──────── Records provided ────────

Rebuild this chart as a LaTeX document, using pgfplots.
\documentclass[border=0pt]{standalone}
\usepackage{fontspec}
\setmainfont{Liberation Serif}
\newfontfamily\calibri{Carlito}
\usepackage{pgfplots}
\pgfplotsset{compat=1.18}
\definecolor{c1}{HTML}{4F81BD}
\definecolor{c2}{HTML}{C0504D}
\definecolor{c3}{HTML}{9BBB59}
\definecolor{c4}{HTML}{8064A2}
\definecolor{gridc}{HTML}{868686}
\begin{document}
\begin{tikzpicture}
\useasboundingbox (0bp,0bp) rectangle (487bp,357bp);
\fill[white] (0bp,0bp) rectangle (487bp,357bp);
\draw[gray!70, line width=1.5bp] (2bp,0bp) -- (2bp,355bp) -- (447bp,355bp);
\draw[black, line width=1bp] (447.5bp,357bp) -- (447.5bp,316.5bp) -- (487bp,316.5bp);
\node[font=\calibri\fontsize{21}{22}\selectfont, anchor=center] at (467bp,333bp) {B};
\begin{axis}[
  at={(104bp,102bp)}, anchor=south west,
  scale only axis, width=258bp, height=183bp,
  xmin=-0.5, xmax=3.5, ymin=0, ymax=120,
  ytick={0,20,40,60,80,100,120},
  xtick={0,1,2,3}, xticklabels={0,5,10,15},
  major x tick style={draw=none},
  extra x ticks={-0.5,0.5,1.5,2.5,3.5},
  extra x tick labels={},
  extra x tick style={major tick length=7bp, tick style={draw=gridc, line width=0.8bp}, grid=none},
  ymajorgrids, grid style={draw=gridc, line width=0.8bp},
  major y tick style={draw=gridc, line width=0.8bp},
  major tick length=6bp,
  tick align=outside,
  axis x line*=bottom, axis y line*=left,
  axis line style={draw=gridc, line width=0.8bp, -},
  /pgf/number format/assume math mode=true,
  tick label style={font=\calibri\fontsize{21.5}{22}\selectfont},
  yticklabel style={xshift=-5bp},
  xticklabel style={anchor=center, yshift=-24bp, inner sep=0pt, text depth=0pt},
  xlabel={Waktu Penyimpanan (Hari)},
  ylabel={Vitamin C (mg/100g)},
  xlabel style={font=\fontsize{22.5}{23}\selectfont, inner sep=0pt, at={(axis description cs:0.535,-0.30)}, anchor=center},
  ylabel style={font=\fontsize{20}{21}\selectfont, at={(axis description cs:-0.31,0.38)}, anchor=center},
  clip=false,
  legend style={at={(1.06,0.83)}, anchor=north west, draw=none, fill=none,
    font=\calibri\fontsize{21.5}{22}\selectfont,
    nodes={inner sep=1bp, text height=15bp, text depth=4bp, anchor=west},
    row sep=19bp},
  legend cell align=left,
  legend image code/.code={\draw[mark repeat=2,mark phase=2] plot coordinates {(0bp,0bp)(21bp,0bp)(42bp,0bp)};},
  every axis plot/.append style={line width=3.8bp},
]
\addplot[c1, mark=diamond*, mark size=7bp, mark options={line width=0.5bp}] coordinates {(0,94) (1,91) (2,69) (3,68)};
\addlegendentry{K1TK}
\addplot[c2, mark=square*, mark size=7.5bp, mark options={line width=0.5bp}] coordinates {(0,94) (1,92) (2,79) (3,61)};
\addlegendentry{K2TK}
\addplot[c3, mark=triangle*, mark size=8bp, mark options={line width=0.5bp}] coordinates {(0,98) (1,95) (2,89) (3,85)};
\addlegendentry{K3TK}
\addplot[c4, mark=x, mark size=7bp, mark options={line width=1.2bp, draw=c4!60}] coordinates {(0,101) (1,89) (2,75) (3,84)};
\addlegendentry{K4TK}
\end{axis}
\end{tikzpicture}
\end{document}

────────
──────── Records provided ────────

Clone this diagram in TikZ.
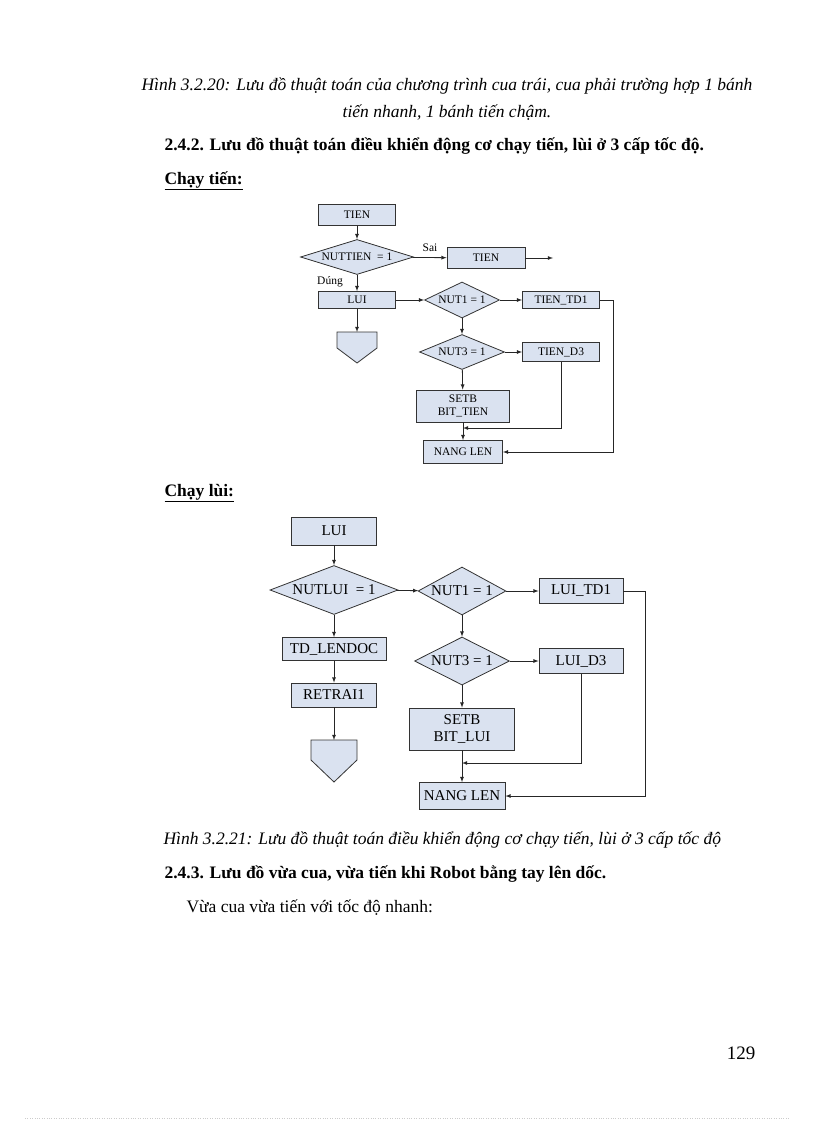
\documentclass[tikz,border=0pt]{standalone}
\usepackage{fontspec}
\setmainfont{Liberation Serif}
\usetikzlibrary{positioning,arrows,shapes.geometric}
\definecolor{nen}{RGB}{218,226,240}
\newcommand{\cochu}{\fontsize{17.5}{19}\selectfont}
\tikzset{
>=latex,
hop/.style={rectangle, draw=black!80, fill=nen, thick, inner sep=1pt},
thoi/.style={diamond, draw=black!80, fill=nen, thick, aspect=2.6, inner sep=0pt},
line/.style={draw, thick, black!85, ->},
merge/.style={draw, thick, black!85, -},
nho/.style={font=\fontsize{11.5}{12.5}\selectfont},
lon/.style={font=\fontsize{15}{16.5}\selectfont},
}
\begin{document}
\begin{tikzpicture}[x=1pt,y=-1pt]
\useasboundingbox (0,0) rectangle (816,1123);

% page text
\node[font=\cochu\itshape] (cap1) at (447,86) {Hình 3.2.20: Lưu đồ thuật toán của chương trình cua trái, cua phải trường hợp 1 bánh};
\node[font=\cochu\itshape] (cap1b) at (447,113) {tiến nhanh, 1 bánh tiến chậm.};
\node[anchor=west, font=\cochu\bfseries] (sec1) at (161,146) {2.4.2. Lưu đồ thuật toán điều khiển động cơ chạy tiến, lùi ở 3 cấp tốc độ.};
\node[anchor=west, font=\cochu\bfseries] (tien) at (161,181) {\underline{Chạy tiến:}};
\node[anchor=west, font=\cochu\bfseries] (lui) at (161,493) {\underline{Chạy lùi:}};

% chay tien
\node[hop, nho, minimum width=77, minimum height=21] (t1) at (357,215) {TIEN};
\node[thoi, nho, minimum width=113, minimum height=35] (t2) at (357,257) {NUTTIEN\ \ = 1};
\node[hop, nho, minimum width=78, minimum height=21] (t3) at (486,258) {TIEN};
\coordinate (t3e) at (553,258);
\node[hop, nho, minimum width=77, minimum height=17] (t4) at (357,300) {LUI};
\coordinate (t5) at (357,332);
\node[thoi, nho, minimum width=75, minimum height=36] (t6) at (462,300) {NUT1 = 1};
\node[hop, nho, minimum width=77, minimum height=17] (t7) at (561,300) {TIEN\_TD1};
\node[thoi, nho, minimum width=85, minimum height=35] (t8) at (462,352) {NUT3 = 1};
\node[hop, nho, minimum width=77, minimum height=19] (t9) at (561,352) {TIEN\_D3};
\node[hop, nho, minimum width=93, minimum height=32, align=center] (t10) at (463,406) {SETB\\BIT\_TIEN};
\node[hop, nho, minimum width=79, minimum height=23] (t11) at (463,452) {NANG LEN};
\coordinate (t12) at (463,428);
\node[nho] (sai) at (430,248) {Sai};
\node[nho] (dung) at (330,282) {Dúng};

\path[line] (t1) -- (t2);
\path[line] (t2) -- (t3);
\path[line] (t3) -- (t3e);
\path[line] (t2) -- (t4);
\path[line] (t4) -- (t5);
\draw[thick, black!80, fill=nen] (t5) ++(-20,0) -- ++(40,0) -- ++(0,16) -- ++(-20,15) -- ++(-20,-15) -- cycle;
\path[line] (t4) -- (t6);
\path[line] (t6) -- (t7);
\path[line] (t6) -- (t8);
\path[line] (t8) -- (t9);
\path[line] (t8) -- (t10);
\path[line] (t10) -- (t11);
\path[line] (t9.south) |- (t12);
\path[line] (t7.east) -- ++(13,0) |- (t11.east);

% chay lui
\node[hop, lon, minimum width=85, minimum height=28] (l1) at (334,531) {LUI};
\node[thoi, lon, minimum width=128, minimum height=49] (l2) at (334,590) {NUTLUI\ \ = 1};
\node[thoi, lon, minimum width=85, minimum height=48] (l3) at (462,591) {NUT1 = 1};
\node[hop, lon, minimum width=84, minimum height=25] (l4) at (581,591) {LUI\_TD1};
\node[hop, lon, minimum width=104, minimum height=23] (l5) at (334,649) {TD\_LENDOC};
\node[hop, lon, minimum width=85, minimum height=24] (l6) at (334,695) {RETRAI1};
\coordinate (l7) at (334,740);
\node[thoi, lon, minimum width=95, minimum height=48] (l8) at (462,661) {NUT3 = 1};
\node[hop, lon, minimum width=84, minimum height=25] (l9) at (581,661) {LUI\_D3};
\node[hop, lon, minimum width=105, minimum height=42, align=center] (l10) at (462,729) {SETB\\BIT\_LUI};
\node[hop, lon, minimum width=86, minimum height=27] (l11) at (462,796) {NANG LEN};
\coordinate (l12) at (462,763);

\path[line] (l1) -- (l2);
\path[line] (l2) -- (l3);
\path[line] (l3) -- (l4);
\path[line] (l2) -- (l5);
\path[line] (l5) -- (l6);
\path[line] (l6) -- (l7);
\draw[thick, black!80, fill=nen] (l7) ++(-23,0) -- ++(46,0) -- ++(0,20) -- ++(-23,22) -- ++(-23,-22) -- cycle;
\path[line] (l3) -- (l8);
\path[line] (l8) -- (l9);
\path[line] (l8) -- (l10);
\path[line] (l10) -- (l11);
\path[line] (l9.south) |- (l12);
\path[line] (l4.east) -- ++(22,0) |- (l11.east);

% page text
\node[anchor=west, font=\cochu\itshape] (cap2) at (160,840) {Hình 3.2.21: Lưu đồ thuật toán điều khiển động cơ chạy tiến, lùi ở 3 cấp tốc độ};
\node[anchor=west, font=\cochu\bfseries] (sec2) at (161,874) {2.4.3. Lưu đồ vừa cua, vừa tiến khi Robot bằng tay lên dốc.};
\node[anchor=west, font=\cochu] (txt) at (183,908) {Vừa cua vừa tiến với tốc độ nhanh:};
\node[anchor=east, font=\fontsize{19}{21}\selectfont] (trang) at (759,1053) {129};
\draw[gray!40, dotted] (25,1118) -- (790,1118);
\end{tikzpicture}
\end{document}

────────
──────── Records provided ────────

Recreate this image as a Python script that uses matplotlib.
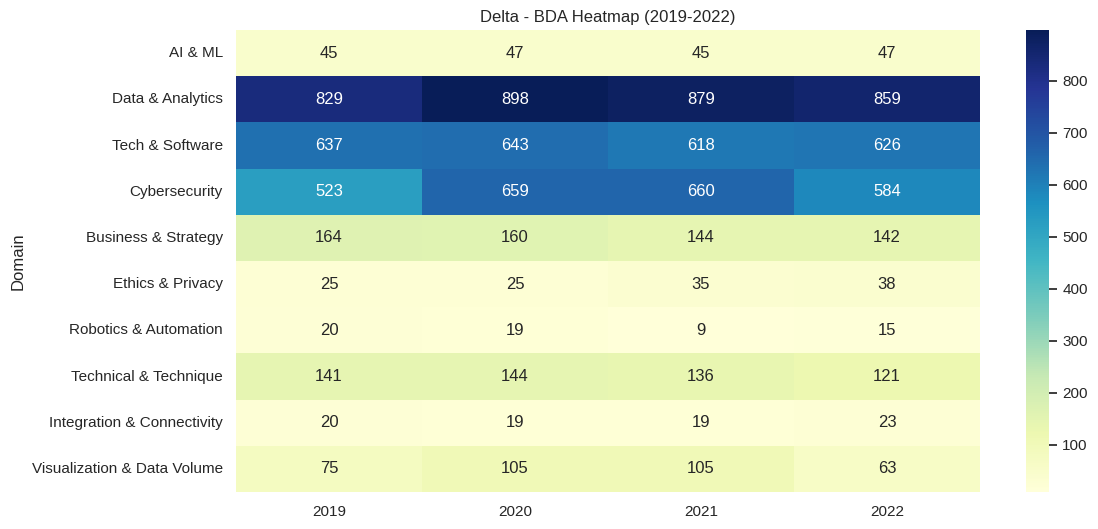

────────

Written exercise: Using the records above, pull out each line where the word "this" occurs.

Answer for the task:
Rebuild this chart as a LaTeX document, using pgfplots.
Clone this diagram in TikZ.
Recreate this image as a Python script that uses matplotlib.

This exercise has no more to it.